People who only use home phones and not broadband are more likely to be elderly, and comments from some Stuff readers suggested people believed elderly relatives had felt bounced into switching away from their copper landlines.
Chorus says it has no plans to start turning off its copper network anywhere in the country for at least several years.
But one customer said they had been told by Spark that it had been 'on the news' that closures would begin by 2020.
Chorus spokesman Steve Pettigrew said it was not the source of the complaint to the commission.
The Ministry of Business, Innovation and Employment says that it is a breach of the Fair Trading Act for companies to send 'unsolicited products or services – when you receive products or services you didn't ask for or order'.

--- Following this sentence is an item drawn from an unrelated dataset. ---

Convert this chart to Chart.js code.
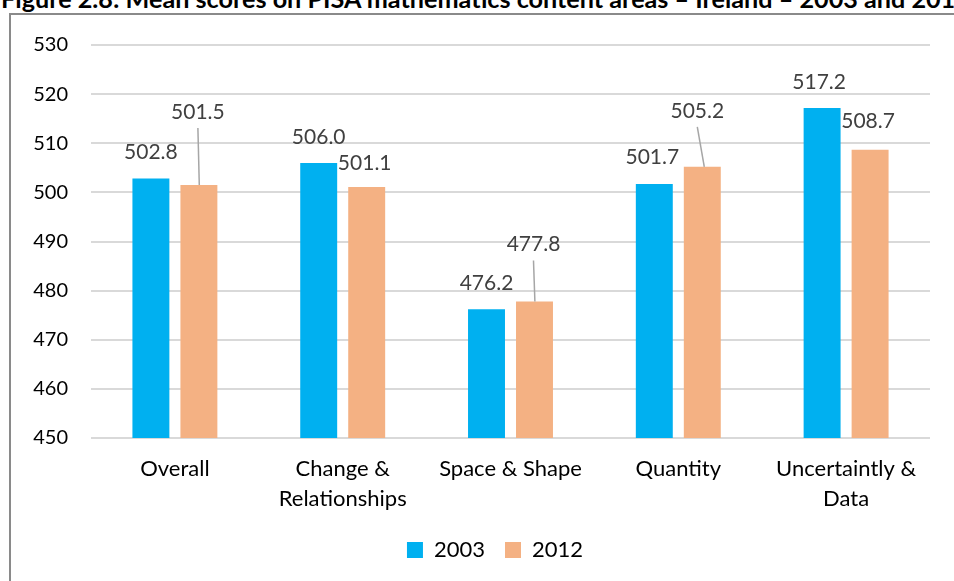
<!DOCTYPE html>
<html>
<head>
<meta charset="utf-8">
<script src="https://cdn.jsdelivr.net/npm/chart.js@4.4.1/dist/chart.umd.min.js"></script>
<style>
  html, body { margin: 0; padding: 0; background: #fff; overflow: hidden; }
  #wrap { position: relative; width: 954px; height: 581px; overflow: hidden; }
  #title { position: absolute; left: 1px; top: -15px; white-space: nowrap;
           font-family: Lato, "Open Sans", sans-serif; font-weight: bold; font-size: 25.2px; color: #000; line-height: 26px; }
  #frame { position: absolute; left: 9px; top: 13px; right: -10px; bottom: -10px;
           border-left: 2px solid #8a8a8a; border-top: 2px solid #8a8a8a; }
  #c { position: absolute; left: 0; top: 0; }
</style>
</head>
<body>
<div id="wrap">
  <div id="title">Figure 2.8: Mean scores on PISA mathematics content areas – Ireland – 2003 and 2012</div>
  <div id="frame"></div>
  <canvas id="c" width="954" height="581"></canvas>
</div>
<script>
const categories = ["Overall", ["Change &", "Relationships"], "Space & Shape", "Quantity", ["Uncertaintly &", "Data"]];
const values2003 = [502.8, 506.0, 476.2, 501.7, 517.2];
const values2012 = [501.5, 501.1, 477.8, 505.2, 508.7];
const seriesNames = ["2003", "2012"];
const yTicks = [450, 460, 470, 480, 490, 500, 510, 520, 530];

// label placement styling: [datasetIndex][categoryIndex] = [dx, lift, leader]
const labelStyle = [
  [[0, 26, false], [0, 26, false], [0, 26, false], [-2, 27, false], [-3, 26, false]],
  [[-1, 73, true], [-2, 24, false], [-1, 57, true], [-5, 56, true], [-2, 28, false]]
];

const FONT = 'Lato, "Open Sans", sans-serif';

const labelPlugin = {
  id: 'barLabels',
  afterLayout(chart) {
    // the legend in the reference is centred on a wider (cropped) chart frame
    const lg = chart.legend;
    if (lg) { lg.left += 30; lg.right += 30; }
  },
  afterDatasetsDraw(chart) {
    const ctx = chart.ctx;
    ctx.save();
    ctx.font = '21px ' + FONT;
    ctx.fillStyle = '#404040';
    ctx.textAlign = 'center';
    ctx.textBaseline = 'middle';
    chart.data.datasets.forEach((ds, di) => {
      const meta = chart.getDatasetMeta(di);
      meta.data.forEach((bar, i) => {
        const st = labelStyle[di][i];
        const x = bar.x + st[0];
        const y = bar.y - st[1];
        ctx.fillText(ds.data[i].toFixed(1), x, y);
        if (st[2]) {
          ctx.strokeStyle = '#a6a6a6';
          ctx.lineWidth = 1.5;
          ctx.beginPath();
          ctx.moveTo(x, y + 16);
          ctx.lineTo(bar.x - st[0] * 0.4, bar.y);
          ctx.stroke();
        }
      });
    });
    ctx.restore();
  }
};

new Chart(document.getElementById('c'), {
  type: 'bar',
  data: {
    labels: categories,
    datasets: [
      { label: seriesNames[0], data: values2003, backgroundColor: '#00B0F0', borderWidth: 0,
        categoryPercentage: 0.572, barPercentage: 0.77 },
      { label: seriesNames[1], data: values2012, backgroundColor: '#F4B183', borderWidth: 0,
        categoryPercentage: 0.572, barPercentage: 0.77 }
    ]
  },
  options: {
    responsive: false,
    animation: false,
    devicePixelRatio: 1,
    layout: { padding: { left: 0, right: 24, top: 45, bottom: 10 } },
    plugins: {
      legend: {
        position: 'bottom',
        labels: { boxWidth: 16, boxHeight: 16, padding: 20, color: '#000', font: { family: FONT, size: 22 } }
      },
      tooltip: { enabled: false },
      title: { display: false }
    },
    scales: {
      x: {
        grid: { display: false, drawTicks: false },
        border: { display: false },
        ticks: { color: '#000', font: { family: FONT, size: 22, lineHeight: 1.35 }, padding: 16, maxRotation: 0, autoSkip: false },
        afterFit(s) { s.height = 81; }
      },
      y: {
        min: 450, max: 530,
        afterBuildTicks(s) { s.ticks = yTicks.map(v => ({ value: v })); },
        grid: { color: '#d9d9d9', lineWidth: 2, drawTicks: false },
        border: { display: false },
        ticks: { color: '#000', font: { family: FONT, size: 20 }, padding: 23 },
        afterFit(s) { s.width = 91; }
      }
    }
  },
  plugins: [labelPlugin]
});
</script>
</body>
</html>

'The only exceptions are electricity and piped gas,' its website says.
But Spark spokeswoman Lucy Fullarton said Spark believed the wireless equipment Spark was sending to customers did not constitute 'unsolicited goods'.
That was because Spark already provided a landline service to those customers and was only modifying how it delivered that service to customers 'so that it is delivered over Spark's 4G network rather than the copper network'.
Unless customers installed the equipment they would stay on their existing home phone plans which were generally more expensive, she said.
Its wireless service had been generally well-received, she added.
'Customers are not required to purchase this kit from us – we provide the kit to them so that they can continue to receive their existing landline service from Spark,' she said on Wednesday.
Spark's letters said if customers didn't need the wireless home phone and associated equipment it was sending them, they should contact Spark and it would arrange a courier for its return, Fullarton said.
Spark has yet to confirm what its view would be if instead of returning the wireless kits customers just disposed of them.